A group of movement conservatives has called an emergency meeting in Texas next weekend to find a “consensus” Republican presidential hopeful, POLITICO has learned.

“You and your spouse are cordially invited to a private meeting with national conservative leaders of faith at the ranch of Paul and Nancy Pressler near Brenham, Texas, with the purpose of attempting to unite and to come to a consensus on which Republican presidential candidate or candidates to support, or which not to support,” read an invitation that is making its way into in-boxes Wednesday morning.

Call it the Huckabee hangover.

After having their dream candidate in 2008, conservative faith leaders in 2012 are faced with several candidates representing their interests. Question is how to attempt to winnow a field of social conservative candidates and push politicians out who just won’t quit.

Even Rick Perry, who basically delivered a concession speech last night, is now headed back to New Hampshire now that Bachmann has bowed out. But Perry performing so poorly in Iowa, even after going full tilt on his religiosity, proves not even some Republicans get evangelical voters. From the Wall Street Journal in early December:

Mr. Perry is making an aggressive pitch to unify the evangelical bloc, pouring his sizable financial war chest into TV ads that declare he is “not ashamed” to be a Christian, that criticize gays serving openly in the military, and that vow to end President Obama’s “war on religion.”

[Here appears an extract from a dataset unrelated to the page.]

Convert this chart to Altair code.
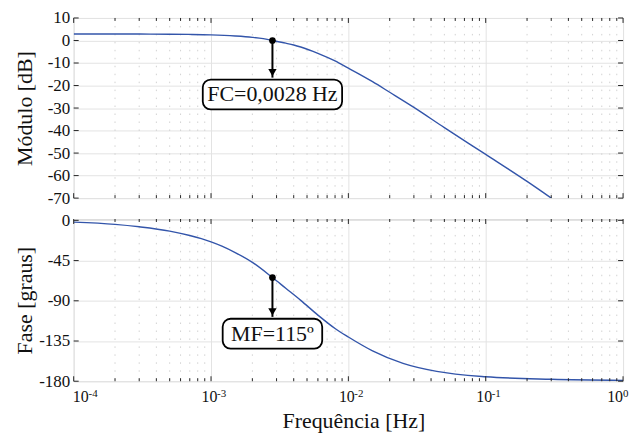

[...] Yet the flaw in this strategy is assuming that cultural conservatives have somehow missed the past three years of economic turmoil and Obama overreach, and intend to vote a religious line. What it misses is that social conservatives have seen a lot since 2008, and that this time they see the stakes as too high to take another Mike Huckabee flyer. They aren’t likely to be unified this time around.

By most estimates, evangelicals make up between 50% and 60% of the conservative primary electorate. Yet a recent Washington Post/ABC News poll found that some 70% of likely caucus-goers list the economy as their top issue; 14% listed social issues. Or how about this: A recent Public Policy Polling survey found more voters (42%) had “major concerns” with a candidate who supported an individual health mandate than they did (34%) a candidate who had cheated on a spouse.

The knee jerk analysis on evangelical voters revolves around Mr. Romney’s Mormonism, which matters to some, but it’s hardly that simple. Nothing is today, with the Democratic and Republican parties hemorrhaging members and politics on the grass roots level fracturing all monoliths.

Ralph Reed, yes the former mastermind that was taken down by his Abramoff and Tom Delay connections, is back and CNN’s rehabilitating him. From Reed today:

Here’s how the evangelical vote broke down: 32% for Santorum, 18% for Ron Paul, 13% each for Romney, Gingrich and Rick Perry, 6% for Michele Bachmann and 1% for Jon Huntsman.

…So when commentators prognosticate about the “evangelical vote,” we might want to ask them, “which one?” For there are there are many evangelical votes, many candidates who win their support, and a multitude of motivations for their engagement…

Many social conservatives likely don’t believe a true conservative would ever be elected governor of Massachusetts.

It’s a good point and also why, regardless of the lack of enthusiasm for Mitt Romney among the right, he remains the candidate Obama reelect is targeting.